The team is replicating the honey bee's wide field of vision with two fish-eye cameras, and mounting chemosensors, which act like "electronic noses" that detect odorants with particular chemical profiles.
As this UAV will be unleashed into the air in the future, progress has been made in modelling the honey bee's visual processing system. Honey bees are known to calculate angular velocity and use this to avoid flying into walls and to regulate flight speed, Marshall explained.
In this video, the drone regulates its distance from the wall using visual information
Modelling any organism's brain is no easy feat, and reproducing what happens in a computer simulation on a physical robot always proves a challenge. "Using models that run well in virtual environments usually throws up unanticipated problems when deployed in the real world as it's so much richer and variable than even the most advanced virtual environment," said Marshall.
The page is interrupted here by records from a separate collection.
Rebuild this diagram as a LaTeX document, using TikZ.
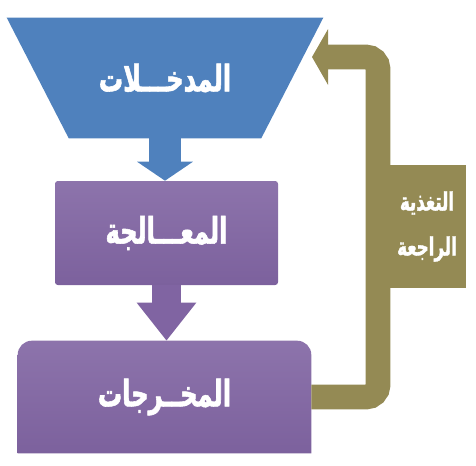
\documentclass[tikz,border=0pt]{standalone}
\usepackage{fontspec}
\newfontfamily\arabicfont[Script=Arabic, FakeStretch=0.66, FakeBold=1.5]{DejaVu Sans}
\TeXXeTstate=1
\usetikzlibrary{arrows.meta,calc,positioning,shapes.geometric,backgrounds}

\definecolor{inblue}{RGB}{79,129,189}
\definecolor{procpurple}{RGB}{128,100,162}
\definecolor{fbolive}{RGB}{148,138,84}

\begin{document}
\begin{tikzpicture}[
    every node/.style={text=white, font=\arabicfont\bfseries\fontsize{26}{30}\selectfont},
    funnel/.style={rectangle, minimum width=4.8cm, minimum height=3cm, inner sep=0pt},
    procbox/.style={rectangle, rounded corners=2pt, minimum width=5.575cm, minimum height=2.6cm,
        top color=procpurple!90!white, bottom color=procpurple!97!black},
    outbox/.style={rectangle, minimum width=7.325cm, minimum height=2.8cm},
    labelbox/.style={rectangle, minimum width=1.95cm, minimum height=3.075cm, align=center, fill=fbolive,
        font=\arabicfont\bfseries\fontsize{18}{32}\selectfont},
    downarrow/.style={draw=#1, line width=0.8cm},
    fbarrow/.style={draw=fbolive, line width=0.62cm, rounded corners=0.3cm,
        -{Triangle[length=0.4cm, width=1.375cm]}}
]
    \useasboundingbox (0,0) rectangle (11.9,11.625);

    \node[funnel] (in) at (4.125,9.675) {\beginR المدخـــلات\endR};
    \node[procbox] (proc) at (4.1625,5.8) {\beginR المعـــالجة\endR};
    \node[outbox] (out) at (4.1125,1.7) {\beginR المخــرجات\endR};
    \begin{scope}[on background layer]
        \fill[inblue] (in.south west) -- (in.south east) -- ($(in.north east)+(1.55,0)$)
            -- ($(in.north west)+(-1.55,0)$) -- cycle;
        \shade[top color=procpurple!90!white, bottom color=procpurple!97!black]
            (out.south west) [rounded corners=0.35cm] -- (out.north west)
            -- (out.north east) [sharp corners] -- (out.south east) -- cycle;
    \end{scope}

    \coordinate (fbtip) at (7.8,10.2);
    \node[labelbox] (fb) at (10.675,5.9625) {\beginR التغذية\endR\\\beginR الراجعة\endR};

    \draw[downarrow=inblue, -{Triangle[length=0.475cm, width=1.375cm]}] (in.south) -- (in.south |- proc.north);
    \draw[downarrow=procpurple, line width=0.725cm, -{Triangle[length=0.95cm, width=1.425cm]}] (proc.south) -- (proc.south |- out.north);
    \draw[fbarrow] (out.east) -- (9.45,1.7) -- (9.45,10.2) -- (fbtip);

\end{tikzpicture}
\end{document}
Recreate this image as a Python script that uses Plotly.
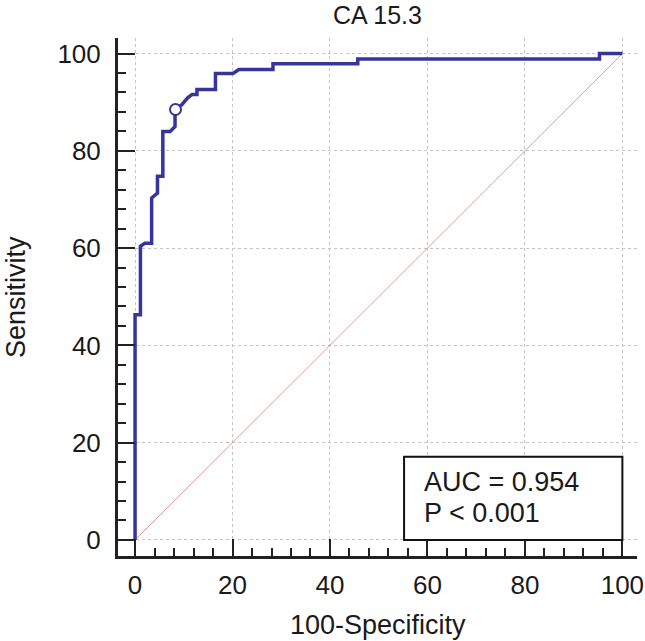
import plotly.graph_objects as go

# ROC curve data (100-Specificity, Sensitivity)
fpr = [0, 0, 1.1, 1.1, 2.0, 3.4, 3.4, 4.6, 4.6, 5.7, 5.7, 7.2, 8.2, 8.2, 9.6, 10.8, 11.7,
       12.7, 12.7, 16.5, 16.5, 20.1, 21.3, 28.3, 28.3, 45.7, 45.7, 95.3, 95.3, 100]
tpr = [0, 46.3, 46.3, 60.4, 61.0, 61.0, 70.3, 71.3, 74.8, 74.8, 84.0, 84.0, 85.0, 88.5, 89.5, 90.9, 91.6,
       91.6, 92.6, 92.6, 95.9, 95.9, 96.7, 96.7, 97.9, 97.9, 98.9, 98.9, 100, 100]
ref_x = [0, 100]
ref_y = [0, 100]
cut_x = [8.3]
cut_y = [88.5]
tick_vals = [0, 20, 40, 60, 80, 100]
title_text = "CA 15.3"
x_title = "100-Specificity"
y_title = "Sensitivity"
auc_lines = ["AUC = 0.954", "P < 0.001"]

FONT = "Liberation Sans, Arial, sans-serif"
TXT = "#1a1a1a"
BLUE = "#35359d"

fig = go.Figure()
fig.add_trace(go.Scatter(x=ref_x, y=ref_y, mode="lines",
                         line=dict(color="#d99c9c", width=1), hoverinfo="skip"))
fig.add_trace(go.Scatter(x=fpr, y=tpr, mode="lines",
                         line=dict(color=BLUE, width=3.5), hoverinfo="skip"))
fig.add_trace(go.Scatter(x=cut_x, y=cut_y, mode="markers",
                         marker=dict(size=11, color="white", line=dict(color=BLUE, width=2)),
                         hoverinfo="skip"))

axis_common = dict(
    tickvals=tick_vals,
    ticks="inside", ticklen=17, tickwidth=2, tickcolor="#222",
    showline=True, linecolor="#222", linewidth=3,
    showgrid=True, gridcolor="#c4c4c4", gridwidth=1, griddash="dot",
    zeroline=False, automargin=False,
    tickfont=dict(family=FONT, size=26, color=TXT),
    ticklabeloverflow="allow",
    minor=dict(dtick=4, tick0=0, ticks="inside", ticklen=8, tickwidth=1.5,
               tickcolor="#222", showgrid=False),
)

fig.update_layout(
    width=645, height=641,
    margin=dict(l=118, r=8, t=38, b=85),
    paper_bgcolor="white", plot_bgcolor="white",
    showlegend=False,
    font=dict(family=FONT, color=TXT),
    xaxis=dict(range=[-3.5, 103], ticklabelstandoff=4, **axis_common),
    yaxis=dict(range=[-3.3, 103.2], ticklabelstandoff=9, **axis_common),
)

fig.add_shape(type="rect", xref="x", yref="y", x0=55.2, x1=100, y0=0, y1=17.1,
              line=dict(color="#111", width=2), fillcolor="white", layer="above")
fig.add_annotation(xref="x", yref="y", x=58.9, y=12.0, text=auc_lines[0], showarrow=False,
                   xanchor="left", yanchor="middle", font=dict(family=FONT, size=27, color=TXT))
fig.add_annotation(xref="x", yref="y", x=58.9, y=5.5, text=auc_lines[1], showarrow=False,
                   xanchor="left", yanchor="middle", font=dict(family=FONT, size=27, color=TXT))
fig.add_annotation(xref="paper", yref="paper", x=0.5, y=1, yshift=23, text=title_text,
                   showarrow=False, xanchor="center", yanchor="middle",
                   font=dict(family=FONT, size=25, color=TXT))
fig.add_annotation(xref="paper", yref="paper", x=0.5, y=0, yshift=-69, text=x_title,
                   showarrow=False, xanchor="center", yanchor="middle",
                   font=dict(family=FONT, size=27, color=TXT))
fig.add_annotation(xref="paper", yref="paper", x=0, y=0.5, xshift=-102, text=y_title,
                   showarrow=False, xanchor="center", yanchor="middle", textangle=-90,
                   font=dict(family=FONT, size=27, color=TXT))

fig.write_html("out.html", config={"displayModeBar": False},
               post_script="document.body.style.margin='0';")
He pointed out that algorithms that work well in theory could only be trusted when they've been proven to work in practice in the "real messy world" that we live in.
Since 2012, Marshall said the team had successfully closed the loop between the honey bee brain simulations that they made on computers and the flying UAV, "with sensory input coming into the brain simulation from the robot, and motor commands being issued by the brain simulation and implemented by the flying robot."
But what makes the honey bee's brain such a desirable starting point for an enhanced UAV? Honey bees, or Apis mellifera, have been long studied owing to their sensory and visual capacities and strength in navigation, communication, and learning and memory processing skills.
In 2013, animal cognition researchers, Aurore Avarguès-Weber and Martin Giurfa conducted a study that showed honey bees were capable of learning "concepts." The experiment revealed how—despite their tiny brains—honey bees could get to grips with conceptual relationships such as "similarity and difference," "above and below," and "left and right" that depend on associations between objects rather than just the physical properties of objects.
Marshall described how for this experiment honey bees were trained to associate a stimulus presented at a maze entrance with the same stimulus providing a reward within the maze.
"This kind of concept learning is one of the abilities we'd eventually like to be able to replicate in our models," said Marshall, who noted that a robot control system as autonomous and adaptive as a bee would have great potential.
As the world's pollinators, bees possess top-notch foraging skills. "They are good at search, discovery and reporting locations," he said. "If we can eventually adapt these kind of abilities to the exploration of hostile, unfamiliar environments such as search and rescue scenarios for example, that could be a real breakthrough."